Living under the Shadow of the Cross
The whole of Jesus’ life was lived under the shadow of the cross. As Christ faithfully served His Father each day, the agony of Calvary loomed ever nearer. Today, Sinclair Ferguson begins to reflect on the life of our Lord.
I wonder what the big moments in your life have been. I think most of us have them, and the Lord Jesus was no exception. And so this week on Things Unseen, I want to think about a few of those moments in Jesus’ life. During the year, we’ve actually touched on one or two of them already, and we’ll no doubt do that again. But this week we’re going to think together about a few of them.
If you’re anything like me, the older you get, the more it strikes you that there are some moments and events in your life that seem to loom especially large. Some of them are crisis points, or turning points, or moments of special accomplishment maybe, or sometimes moments of loss and pain. And you can remember some of the details of those moments years later, even when earlier on in the day, you couldn’t remember where you’d put your car keys.
There’s just something about particular events that make them major chapter headings in the story of our lives. And all this is simply part of what it means to be human, and I mention it to remind us that our Lord Jesus must have had similar memories too. Certainly, He had big moments in His life, moments that the preacher, G. Campbell Morgan, described in a book entitled The Crises of the Christ. And in a way, as I say, that’s obvious. But in our lives, it underlines that God has a unique plan and purpose for us. And the same was true, of course, of our Lord Jesus, and He experienced the whole of it in our human nature.

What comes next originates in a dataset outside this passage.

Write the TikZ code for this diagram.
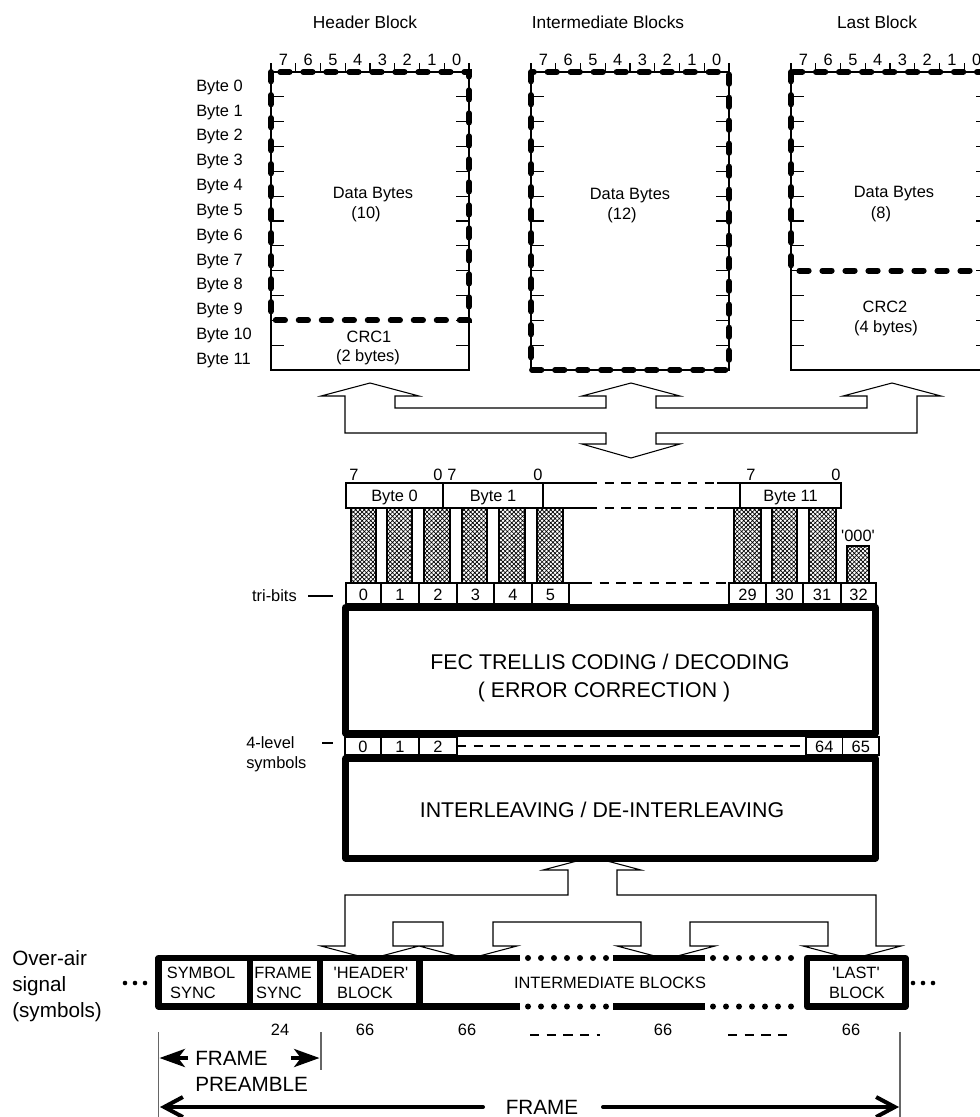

The Logos, the Word of God, became flesh and dwelt among us, says John, and that’s magnificent theology. The one divine person of the Logos was with God and was God, but He also became flesh and dwelt among us (John 1:1, 14). And not all moments in His life were the same any more than they are in our lives.
I think I’ve referred before on Things Unseen to what’s called the Chalcedonian Definition of 451 AD. Those fifth-century theologians who wrote the definition said that the Son of God is “acknowledged in two natures unconfusedly, unchangeably, indivisibly, inseparably; the difference of the natures being in no way removed because of the union, but rather the properties of each nature being preserved.”
That means that Jesus had a human mind and a human will, a human memory, human sensations. He felt as we do. He remembered in ways that are similar to the way we remember. But He did all this sinlessly, of course. And it’s clear there were some events in His life that He realized were big moments for Him, crucial events.
Of course, one of them was very literally crucial—the crux, the cross. And it loomed so large in His thinking that He spoke about it regularly before He experienced it fully. Indeed, He said once that He felt His whole life was hemmed in until His crucifixion actually took place.
You perhaps know the painting by the English Pre-Raphaelite painter, Holman Hunt. It’s called Jesus, the Light of the World. It portrays Christ holding a lantern and standing at the door of a house. It’s somewhat beloved of Arminians, who like to point out that there is no handle on the outside. And when I was a teenager, numbers of my friends kept a postcard-sized version of it in their Bibles.
But Holman Hunt did another painting of Jesus entitled The Shadow of Death. And here, he represents Jesus as a young man stretching at the end of the day in the family carpenter shop, and the light falling on Him casts on the wall the silhouette of a man stretched out as though hanging on a cross. Speaking personally, I don’t really much care for the art, but the message is certainly suggestive, isn’t it? Yes, there were big moments in our Lord’s life, but His whole life was lived in the shadow of the cross. It wasn’t only at the end of His life, but throughout it that He was taking up the cross for us. Yes, there were what Campbell Morgan called “moments of crisis,” but there was never a moment when He was relieved of being our burden bearer and Savior.
We cannot begin to fathom what it must’ve been like for the Lord Jesus as a young man on the hills of Galilee to meditate on the 22nd psalm or on the Servant Songs of Isaiah, thinking to Himself: “These passages are speaking about Me. The crisis moments are coming.” But you know, for all eternity, we’ll admire Him for enduring all of those moments, and for all eternity, we’ll praise Him for what John Calvin well described as “the whole course of His obedience.”
So, His whole life was a big moment. But in the rest of the week on Things Unseen, I want to focus with you on some of those big moments. So, I hope you’ll join me tomorrow.